>> START SOURCE EXCERPT

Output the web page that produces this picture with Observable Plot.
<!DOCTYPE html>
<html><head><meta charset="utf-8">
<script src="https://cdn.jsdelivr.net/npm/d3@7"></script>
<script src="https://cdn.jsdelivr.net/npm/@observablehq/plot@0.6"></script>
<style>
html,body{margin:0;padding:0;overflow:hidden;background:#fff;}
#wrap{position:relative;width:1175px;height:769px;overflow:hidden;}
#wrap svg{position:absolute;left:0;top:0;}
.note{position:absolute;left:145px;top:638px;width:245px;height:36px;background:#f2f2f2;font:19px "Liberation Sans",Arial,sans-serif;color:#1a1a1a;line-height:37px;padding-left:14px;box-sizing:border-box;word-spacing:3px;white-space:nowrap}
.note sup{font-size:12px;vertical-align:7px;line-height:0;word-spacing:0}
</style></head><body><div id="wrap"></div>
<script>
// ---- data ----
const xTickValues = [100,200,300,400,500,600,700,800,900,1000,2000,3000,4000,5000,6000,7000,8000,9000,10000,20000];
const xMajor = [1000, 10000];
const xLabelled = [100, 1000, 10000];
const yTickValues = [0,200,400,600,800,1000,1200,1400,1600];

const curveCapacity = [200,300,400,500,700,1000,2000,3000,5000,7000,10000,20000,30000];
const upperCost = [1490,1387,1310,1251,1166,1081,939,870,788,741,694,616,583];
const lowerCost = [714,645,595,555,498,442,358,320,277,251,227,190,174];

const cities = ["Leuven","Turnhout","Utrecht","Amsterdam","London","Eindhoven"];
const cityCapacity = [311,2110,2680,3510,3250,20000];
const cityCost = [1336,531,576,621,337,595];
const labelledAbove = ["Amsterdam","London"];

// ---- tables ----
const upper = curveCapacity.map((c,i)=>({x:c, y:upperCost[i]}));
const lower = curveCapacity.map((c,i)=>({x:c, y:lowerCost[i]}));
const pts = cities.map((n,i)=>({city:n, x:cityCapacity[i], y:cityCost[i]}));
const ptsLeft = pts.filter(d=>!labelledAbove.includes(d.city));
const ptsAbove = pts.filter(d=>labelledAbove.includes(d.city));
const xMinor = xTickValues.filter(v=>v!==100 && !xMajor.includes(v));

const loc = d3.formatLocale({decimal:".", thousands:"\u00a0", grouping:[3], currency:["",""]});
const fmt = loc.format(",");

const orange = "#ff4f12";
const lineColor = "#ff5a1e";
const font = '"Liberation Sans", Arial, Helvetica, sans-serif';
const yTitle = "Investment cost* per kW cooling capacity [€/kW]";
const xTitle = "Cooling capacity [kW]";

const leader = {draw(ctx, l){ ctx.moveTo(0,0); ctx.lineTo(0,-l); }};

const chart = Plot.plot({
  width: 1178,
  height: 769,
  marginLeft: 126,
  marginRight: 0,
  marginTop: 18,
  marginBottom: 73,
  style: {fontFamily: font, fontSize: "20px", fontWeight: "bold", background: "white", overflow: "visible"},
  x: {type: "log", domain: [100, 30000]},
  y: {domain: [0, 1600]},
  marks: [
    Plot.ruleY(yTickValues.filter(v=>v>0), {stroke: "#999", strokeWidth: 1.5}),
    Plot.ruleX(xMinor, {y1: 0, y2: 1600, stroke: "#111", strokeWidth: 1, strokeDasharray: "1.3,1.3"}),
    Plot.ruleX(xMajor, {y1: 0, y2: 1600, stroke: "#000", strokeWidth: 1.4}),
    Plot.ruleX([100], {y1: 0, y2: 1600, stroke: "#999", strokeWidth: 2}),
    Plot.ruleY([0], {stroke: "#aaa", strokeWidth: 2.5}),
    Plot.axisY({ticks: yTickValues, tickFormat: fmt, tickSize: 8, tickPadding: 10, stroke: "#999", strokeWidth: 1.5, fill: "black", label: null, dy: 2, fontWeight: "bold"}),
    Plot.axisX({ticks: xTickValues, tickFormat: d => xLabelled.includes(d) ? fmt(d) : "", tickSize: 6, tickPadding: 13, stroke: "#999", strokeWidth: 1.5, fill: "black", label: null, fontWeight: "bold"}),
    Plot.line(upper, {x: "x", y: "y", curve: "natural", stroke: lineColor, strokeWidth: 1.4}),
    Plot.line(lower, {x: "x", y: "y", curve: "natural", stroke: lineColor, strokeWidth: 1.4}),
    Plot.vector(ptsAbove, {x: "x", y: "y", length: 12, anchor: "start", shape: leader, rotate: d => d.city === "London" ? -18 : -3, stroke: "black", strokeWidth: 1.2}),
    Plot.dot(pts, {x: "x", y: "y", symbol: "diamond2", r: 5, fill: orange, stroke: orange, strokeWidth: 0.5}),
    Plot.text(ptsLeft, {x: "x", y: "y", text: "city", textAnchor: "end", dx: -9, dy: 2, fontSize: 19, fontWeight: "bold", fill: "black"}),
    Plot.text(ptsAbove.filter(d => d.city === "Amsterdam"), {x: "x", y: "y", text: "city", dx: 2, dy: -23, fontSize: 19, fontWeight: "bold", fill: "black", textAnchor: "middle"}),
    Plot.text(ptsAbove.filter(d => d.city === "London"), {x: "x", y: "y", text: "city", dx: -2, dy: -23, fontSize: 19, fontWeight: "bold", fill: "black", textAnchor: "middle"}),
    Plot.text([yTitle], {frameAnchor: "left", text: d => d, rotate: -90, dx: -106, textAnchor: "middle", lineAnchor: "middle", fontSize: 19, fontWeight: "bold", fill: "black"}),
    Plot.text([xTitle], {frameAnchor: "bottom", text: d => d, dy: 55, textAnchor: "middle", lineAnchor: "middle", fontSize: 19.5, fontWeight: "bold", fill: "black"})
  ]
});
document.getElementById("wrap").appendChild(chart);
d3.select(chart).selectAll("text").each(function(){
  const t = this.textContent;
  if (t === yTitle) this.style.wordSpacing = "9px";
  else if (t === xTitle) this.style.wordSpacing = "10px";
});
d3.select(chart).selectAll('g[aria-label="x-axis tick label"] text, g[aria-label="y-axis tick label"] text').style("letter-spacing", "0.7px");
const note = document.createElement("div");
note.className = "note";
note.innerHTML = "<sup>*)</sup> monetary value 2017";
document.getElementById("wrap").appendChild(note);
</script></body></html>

>> END SOURCE EXCERPT

Copy the data above in full, character for character.

# RESULT:
Output the web page that produces this picture with Observable Plot.
<!DOCTYPE html>
<html><head><meta charset="utf-8">
<script src="https://cdn.jsdelivr.net/npm/d3@7"></script>
<script src="https://cdn.jsdelivr.net/npm/@observablehq/plot@0.6"></script>
<style>
html,body{margin:0;padding:0;overflow:hidden;background:#fff;}
#wrap{position:relative;width:1175px;height:769px;overflow:hidden;}
#wrap svg{position:absolute;left:0;top:0;}
.note{position:absolute;left:145px;top:638px;width:245px;height:36px;background:#f2f2f2;font:19px "Liberation Sans",Arial,sans-serif;color:#1a1a1a;line-height:37px;padding-left:14px;box-sizing:border-box;word-spacing:3px;white-space:nowrap}
.note sup{font-size:12px;vertical-align:7px;line-height:0;word-spacing:0}
</style></head><body><div id="wrap"></div>
<script>
// ---- data ----
const xTickValues = [100,200,300,400,500,600,700,800,900,1000,2000,3000,4000,5000,6000,7000,8000,9000,10000,20000];
const xMajor = [1000, 10000];
const xLabelled = [100, 1000, 10000];
const yTickValues = [0,200,400,600,800,1000,1200,1400,1600];

const curveCapacity = [200,300,400,500,700,1000,2000,3000,5000,7000,10000,20000,30000];
const upperCost = [1490,1387,1310,1251,1166,1081,939,870,788,741,694,616,583];
const lowerCost = [714,645,595,555,498,442,358,320,277,251,227,190,174];

const cities = ["Leuven","Turnhout","Utrecht","Amsterdam","London","Eindhoven"];
const cityCapacity = [311,2110,2680,3510,3250,20000];
const cityCost = [1336,531,576,621,337,595];
const labelledAbove = ["Amsterdam","London"];

// ---- tables ----
const upper = curveCapacity.map((c,i)=>({x:c, y:upperCost[i]}));
const lower = curveCapacity.map((c,i)=>({x:c, y:lowerCost[i]}));
const pts = cities.map((n,i)=>({city:n, x:cityCapacity[i], y:cityCost[i]}));
const ptsLeft = pts.filter(d=>!labelledAbove.includes(d.city));
const ptsAbove = pts.filter(d=>labelledAbove.includes(d.city));
const xMinor = xTickValues.filter(v=>v!==100 && !xMajor.includes(v));

const loc = d3.formatLocale({decimal:".", thousands:"\u00a0", grouping:[3], currency:["",""]});
const fmt = loc.format(",");

const orange = "#ff4f12";
const lineColor = "#ff5a1e";
const font = '"Liberation Sans", Arial, Helvetica, sans-serif';
const yTitle = "Investment cost* per kW cooling capacity [€/kW]";
const xTitle = "Cooling capacity [kW]";

const leader = {draw(ctx, l){ ctx.moveTo(0,0); ctx.lineTo(0,-l); }};

const chart = Plot.plot({
  width: 1178,
  height: 769,
  marginLeft: 126,
  marginRight: 0,
  marginTop: 18,
  marginBottom: 73,
  style: {fontFamily: font, fontSize: "20px", fontWeight: "bold", background: "white", overflow: "visible"},
  x: {type: "log", domain: [100, 30000]},
  y: {domain: [0, 1600]},
  marks: [
    Plot.ruleY(yTickValues.filter(v=>v>0), {stroke: "#999", strokeWidth: 1.5}),
    Plot.ruleX(xMinor, {y1: 0, y2: 1600, stroke: "#111", strokeWidth: 1, strokeDasharray: "1.3,1.3"}),
    Plot.ruleX(xMajor, {y1: 0, y2: 1600, stroke: "#000", strokeWidth: 1.4}),
    Plot.ruleX([100], {y1: 0, y2: 1600, stroke: "#999", strokeWidth: 2}),
    Plot.ruleY([0], {stroke: "#aaa", strokeWidth: 2.5}),
    Plot.axisY({ticks: yTickValues, tickFormat: fmt, tickSize: 8, tickPadding: 10, stroke: "#999", strokeWidth: 1.5, fill: "black", label: null, dy: 2, fontWeight: "bold"}),
    Plot.axisX({ticks: xTickValues, tickFormat: d => xLabelled.includes(d) ? fmt(d) : "", tickSize: 6, tickPadding: 13, stroke: "#999", strokeWidth: 1.5, fill: "black", label: null, fontWeight: "bold"}),
    Plot.line(upper, {x: "x", y: "y", curve: "natural", stroke: lineColor, strokeWidth: 1.4}),
    Plot.line(lower, {x: "x", y: "y", curve: "natural", stroke: lineColor, strokeWidth: 1.4}),
    Plot.vector(ptsAbove, {x: "x", y: "y", length: 12, anchor: "start", shape: leader, rotate: d => d.city === "London" ? -18 : -3, stroke: "black", strokeWidth: 1.2}),
    Plot.dot(pts, {x: "x", y: "y", symbol: "diamond2", r: 5, fill: orange, stroke: orange, strokeWidth: 0.5}),
    Plot.text(ptsLeft, {x: "x", y: "y", text: "city", textAnchor: "end", dx: -9, dy: 2, fontSize: 19, fontWeight: "bold", fill: "black"}),
    Plot.text(ptsAbove.filter(d => d.city === "Amsterdam"), {x: "x", y: "y", text: "city", dx: 2, dy: -23, fontSize: 19, fontWeight: "bold", fill: "black", textAnchor: "middle"}),
    Plot.text(ptsAbove.filter(d => d.city === "London"), {x: "x", y: "y", text: "city", dx: -2, dy: -23, fontSize: 19, fontWeight: "bold", fill: "black", textAnchor: "middle"}),
    Plot.text([yTitle], {frameAnchor: "left", text: d => d, rotate: -90, dx: -106, textAnchor: "middle", lineAnchor: "middle", fontSize: 19, fontWeight: "bold", fill: "black"}),
    Plot.text([xTitle], {frameAnchor: "bottom", text: d => d, dy: 55, textAnchor: "middle", lineAnchor: "middle", fontSize: 19.5, fontWeight: "bold", fill: "black"})
  ]
});
document.getElementById("wrap").appendChild(chart);
d3.select(chart).selectAll("text").each(function(){
  const t = this.textContent;
  if (t === yTitle) this.style.wordSpacing = "9px";
  else if (t === xTitle) this.style.wordSpacing = "10px";
});
d3.select(chart).selectAll('g[aria-label="x-axis tick label"] text, g[aria-label="y-axis tick label"] text').style("letter-spacing", "0.7px");
const note = document.createElement("div");
note.className = "note";
note.innerHTML = "<sup>*)</sup> monetary value 2017";
document.getElementById("wrap").appendChild(note);
</script></body></html>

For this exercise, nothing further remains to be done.